--- Begin Available data ---

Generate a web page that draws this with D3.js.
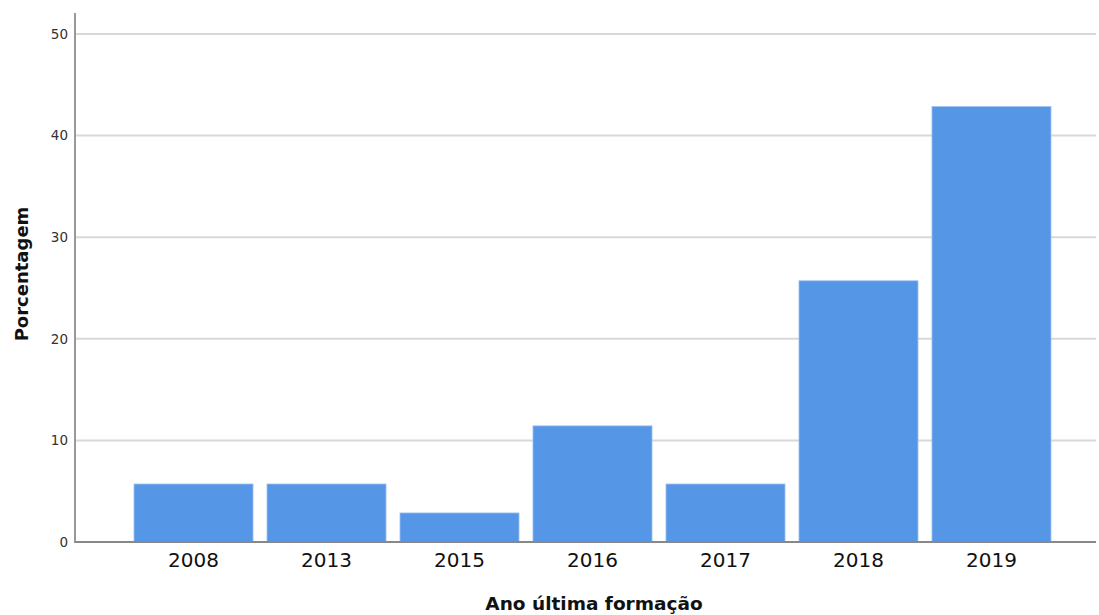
<!DOCTYPE html>
<html><head><meta charset="utf-8">
<script src="https://cdn.jsdelivr.net/npm/d3@7"></script>
<style>body{margin:0;background:#fff}</style>
</head><body>
<svg id="c" width="1099" height="615"></svg>
<script>
const categories = ["2008","2013","2015","2016","2017","2018","2019"];
const values = [5.71, 5.71, 2.86, 11.43, 5.71, 25.71, 42.86];
const yTicks = [0,10,20,30,40,50];

const svg = d3.select("#c");
const x = d3.scaleBand().domain(categories).range([134,1051]).paddingInner(0.105).paddingOuter(0);
const y = d3.scaleLinear().domain([0,50]).range([542,34]);

// gridlines
svg.append("g").selectAll("line").data(yTicks.filter(d=>d>0)).join("line")
  .attr("x1",76).attr("x2",1096).attr("y1",d=>y(d)).attr("y2",d=>y(d))
  .attr("stroke","#d8d8d8").attr("stroke-width",2);

// bars
svg.append("g").selectAll("rect").data(values).join("rect")
  .attr("x",(d,i)=>x(categories[i])).attr("width",x.bandwidth())
  .attr("y",d=>y(d)).attr("height",d=>y(0)-y(d))
  .attr("fill","#5596e6").attr("stroke","#9fc3f0").attr("stroke-width",0.8);

// y axis
const ya = svg.append("g").attr("transform","translate(75,0)")
  .call(d3.axisLeft(y).tickValues(yTicks).tickSize(0).tickPadding(7));
ya.select(".domain").remove();
ya.selectAll("text").attr("font-family","DejaVu Sans").attr("font-size",13.5).attr("fill","#333");
svg.append("line").attr("x1",75).attr("x2",75).attr("y1",13).attr("y2",543)
  .attr("stroke","#777").attr("stroke-width",1.5);

// x axis
const xa = svg.append("g").attr("transform","translate(0,542)")
  .call(d3.axisBottom(x).tickSize(0).tickPadding(8));
xa.select(".domain").remove();
xa.selectAll("text").attr("font-family","DejaVu Sans").attr("font-size",20).attr("fill","#111").attr("dy","0.85em");
svg.append("line").attr("x1",75).attr("x2",1096).attr("y1",542).attr("y2",542)
  .attr("stroke","#888").attr("stroke-width",2);

// titles
svg.append("text").attr("x",594).attr("y",610).attr("text-anchor","middle")
  .attr("font-family","DejaVu Sans").attr("font-weight","bold").attr("font-size",18.5).attr("fill","#111")
  .text("Ano última formação");
svg.append("text").attr("transform","translate(28,274) rotate(-90)").attr("text-anchor","middle")
  .attr("font-family","DejaVu Sans").attr("font-weight","bold").attr("font-size",18).attr("fill","#111")
  .text("Porcentagem");
</script>
</body></html>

--- End Available data ---

Write out an exact copy of the listing, first line through the line containing "const y = d3.scaleLinear().domain([0,50]).range([542,34]);", with the pictures left out.

• **Answer to this problem**
Generate a web page that draws this with D3.js.
<!DOCTYPE html>
<html><head><meta charset="utf-8">
<script src="https://cdn.jsdelivr.net/npm/d3@7"></script>
<style>body{margin:0;background:#fff}</style>
</head><body>
<svg id="c" width="1099" height="615"></svg>
<script>
const categories = ["2008","2013","2015","2016","2017","2018","2019"];
const values = [5.71, 5.71, 2.86, 11.43, 5.71, 25.71, 42.86];
const yTicks = [0,10,20,30,40,50];

const svg = d3.select("#c");
const x = d3.scaleBand().domain(categories).range([134,1051]).paddingInner(0.105).paddingOuter(0);
const y = d3.scaleLinear().domain([0,50]).range([542,34]);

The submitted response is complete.